Tom Pearse lends Bill Brewer, Jan Stewer, Peter Gurney, Peter Davey, Dan’l Widden, Harry Hawke, old Uncle Tom Cobbley and All his gray mare to go to Widecombe Fair when Uncle Tom’s donkey won’t pull. The men take turns riding through the towns on the way to the Fair and, upon arrival, thoroughly enjoy the activities, goodies, and beer served by pretty girls. When the Fair is over, they set back out for Spreyton but all ride the mare at once (except for All the dog.) Tom Pearse, meanwhile, has set out for Widecombe after his mare: they meet in the middle. But Tom’s mare has died of exhaustion, and Tom cries. Bill Brewer and the rest act as if the whole transaction was no big deal and the people of Spreyton take their words for it. But the people of Widecombe know that for their carelessness they spend eternity as ghosts, riding a ghost mare between Widecombe and Spreyton.

Rhymes/ Special Phrases/ "Flavor":

This story was originally a song so I use the song as part of my introduction and conclusion: "Tom Pearse, Tom Pearse, lend me your gray mare…" That includes the names of the men: Bill Brewer, etc.
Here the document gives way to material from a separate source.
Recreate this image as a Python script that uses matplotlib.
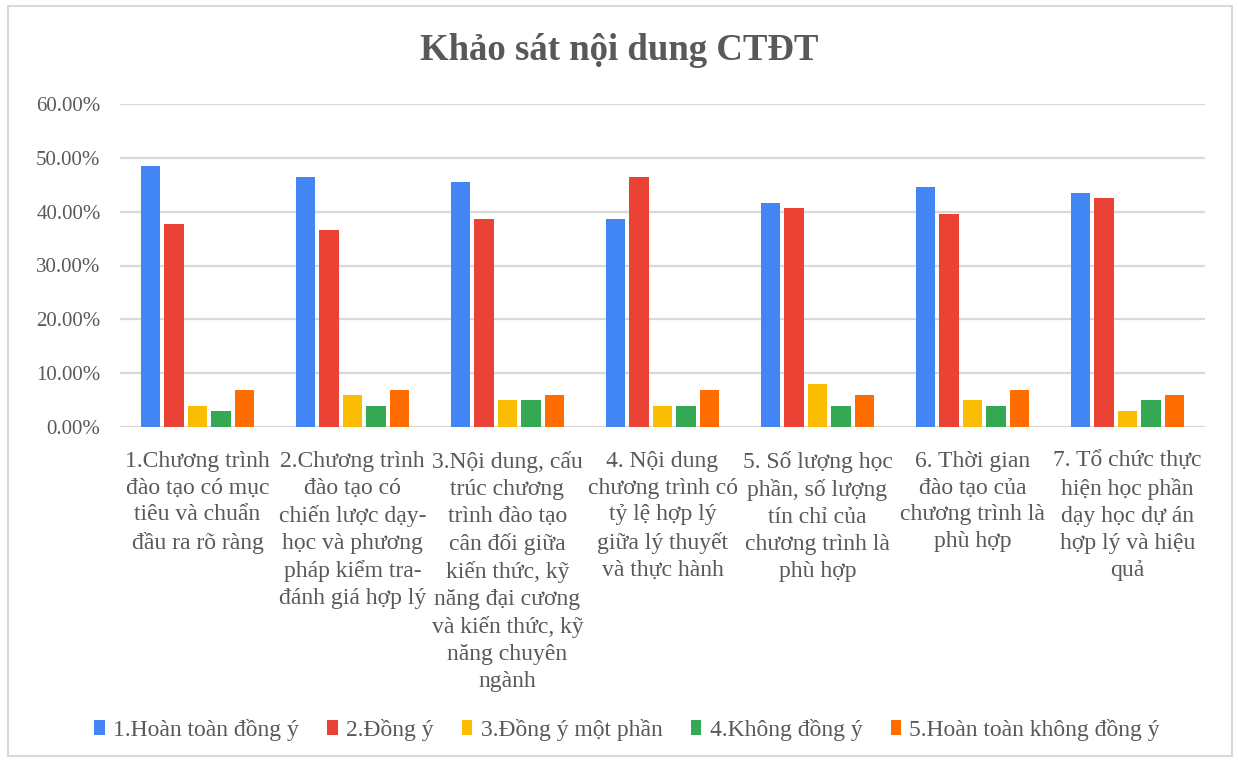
import matplotlib
matplotlib.use("Agg")
import matplotlib.pyplot as plt
import numpy as np
from matplotlib.patches import Rectangle, Patch
from matplotlib.ticker import FuncFormatter

categories = [
    "1.Chương trình\nđào tạo có mục\ntiêu và chuẩn\nđầu ra rõ ràng",
    "2.Chương trình\nđào tạo có\nchiến lược dạy-\nhọc và phương\npháp kiểm tra-\nđánh giá hợp lý",
    "3.Nội dung, cấu\ntrúc chương\ntrình đào tạo\ncân đối giữa\nkiến thức, kỹ\nnăng đại cương\nvà kiến thức, kỹ\nnăng chuyên\nngành",
    "4. Nội dung\nchương trình có\ntỷ lệ hợp lý\ngiữa lý thuyết\nvà thực hành",
    "5. Số lượng học\nphần, số lượng\ntín chỉ của\nchương trình là\nphù hợp",
    "6. Thời gian\nđào tạo của\nchương trình là\nphù hợp",
    "7. Tổ chức thực\nhiện học phần\ndạy học dự án\nhợp lý và hiệu\nquả",
]
series_names = ["1.Hoàn toàn đồng ý", "2.Đồng ý", "3.Đồng ý một phần",
                "4.Không đồng ý", "5.Hoàn toàn không đồng ý"]
hoan_toan_dong_y = [48.51, 46.53, 45.54, 38.61, 41.58, 44.55, 43.56]
dong_y = [37.62, 36.63, 38.61, 46.53, 40.59, 39.60, 42.57]
dong_y_mot_phan = [3.96, 5.94, 4.95, 3.96, 7.92, 4.95, 2.97]
khong_dong_y = [2.97, 3.96, 4.95, 3.96, 3.96, 3.96, 4.95]
hoan_toan_khong = [6.93, 6.93, 5.94, 6.93, 5.94, 6.93, 5.94]
y_ticks = [0, 10, 20, 30, 40, 50, 60]

colors = ["#4285F4", "#EA4335", "#FBBC04", "#34A853", "#FF6D01"]
series = [hoan_toan_dong_y, dong_y, dong_y_mot_phan, khong_dong_y, hoan_toan_khong]

plt.rcParams['font.family'] = ['Liberation Serif', 'DejaVu Serif']

fig = plt.figure(figsize=(12.38, 7.62), dpi=100)
fig.patches.append(Rectangle((8/1238, 6/762), 1224/1238, 750/762, transform=fig.transFigure,
                             fill=False, edgecolor="#d9d9d9", linewidth=1.5))
ax = fig.add_axes([120/1238, 1-427/762, 1085/1238, 323/762])

x = np.arange(len(categories))
slot = 0.152
bw = slot * 0.82
for i, (vals, c, name) in enumerate(zip(series, colors, series_names)):
    ax.bar(x + (i - 2) * slot, vals, width=bw, color=c, label=name, zorder=3)

ax.set_xlim(-0.5, len(categories) - 0.5)
ax.set_ylim(0, 60)
ax.set_yticks(y_ticks)
ax.yaxis.set_major_formatter(FuncFormatter(lambda v, p: f"{v:.2f}%"))
ax.grid(axis='y', color="#d9d9d9", linewidth=1.6, zorder=0)
for s in ax.spines.values():
    s.set_visible(False)
ax.tick_params(axis='y', length=0, pad=14, labelsize=15, labelcolor="#595959")
ax.tick_params(axis='x', length=0, pad=17, labelsize=17, labelcolor="#595959")
ax.set_xticks(x)
ax.set_xticklabels(categories, linespacing=1.37)

fig.text(0.5, 1-51/762, "Khảo sát nội dung CTĐT", ha='center', va='center',
         fontsize=26.5, fontweight='bold', color="#595959")

handles = [Patch(facecolor=c, edgecolor='none') for c in colors]
fig.legend(handles, series_names, loc='center', bbox_to_anchor=(627/1238, 1-730/762),
           ncol=5, frameon=False, fontsize=17, labelcolor="#595959",
           handlelength=0.45, handleheight=0.6, handletextpad=0.35, columnspacing=1.2)

fig.savefig("out.png", dpi=100, facecolor="white")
From the picture book itself, I borrowed the names of the towns between Widecombe and Spreyton: Whiddon Down, Chagford, Beetor Cross, and Heatree. Not only are they not in the song, but they contribute greatly to the flavor of "old England" (or England today, for that matter.) Likewise, it was apparent that it was Gauch’s idea to have "All" (…old Uncle Tom Cobbley and All) be a character—a dog—and I liked that and used it too. The girls at the Fair—Nellie and Betsy—were also Gauch’s creations, as is Farmer Fursdon (sometimes I mention him in telling, sometimes not.) The phrases "talking, not walking men," "walking man, not a talking man," "a beauty for certain," and "sturdy as well" are hers also.

My own flavors are the descriptions of the mare—so swaybacked you could have used her for an ice-cream scoop--, the portrayal of the Fair in progress (striped tents, tables of goodies, beer river, and playing/dancing field) and coming down, the sound of the old mare as she set back out for Spreyton, and All’s sympathizing with her when she dies.


This story is intended for a young adult audience, probably on the younger side of young adult. The flavors I emphasized for their particular benefit include the fun and slightly racy activities of the fair and the ghosts of the mare and seven foolish men. However, I wanted more quality of story than can be easily found in some of the contemporary "scare stories" so often read by young adults (i.e. R.L. Stine). I think this story has meat on its bones as a story as well as being attractive to the audience.

I can gather from Charlotte Huck, this story fits well with 12-13 year olds. It appeals to an understanding of human feeling (Tom crying at the death of his mare) but is not simpering, and the appeal is made only after the young adult audience’s attention is already caught by the fun description of the Fair. It also invites the young adults to laugh at the seven foolish adults--something young adults (especially at 12 and 13) will enjoy and be willing to admit to. After all, as Erik Erickson mentions, they are on the boundary between childhood and adulthood themselves and the acceptance of their peers is essential: to laugh together at silly people comes easily at that time, and is harmless. To refer to Piaget, this story involves multiple perspectives (even two from animals—the mare and the dog) and that also is something the young adult follows easily.


Bibliographic information on other versions/variants (at least two):

As far as I know, there are no versions or variants for this story. Unless you count the song…

Brief comparison of all versions/variants in terms of language, rhythm, "tellability," flavor," content, etc. Stress the differences in style rather than those of content.

Part of the reason I chose this story, besides the facts that I love it and grew up with it, is that I believe it is a unique story. I have never seen it anywhere else. This gives me the freedom to relax into my own images, though conversely I realize that it also means I have nowhere else to look if I draw a blank. I also think that the images in the one telling I have read are strong enough to stand on their own: talking men, not walking men, All as a dog—they are all great! But I am keeping my eye out for any versions or variants that might turn up.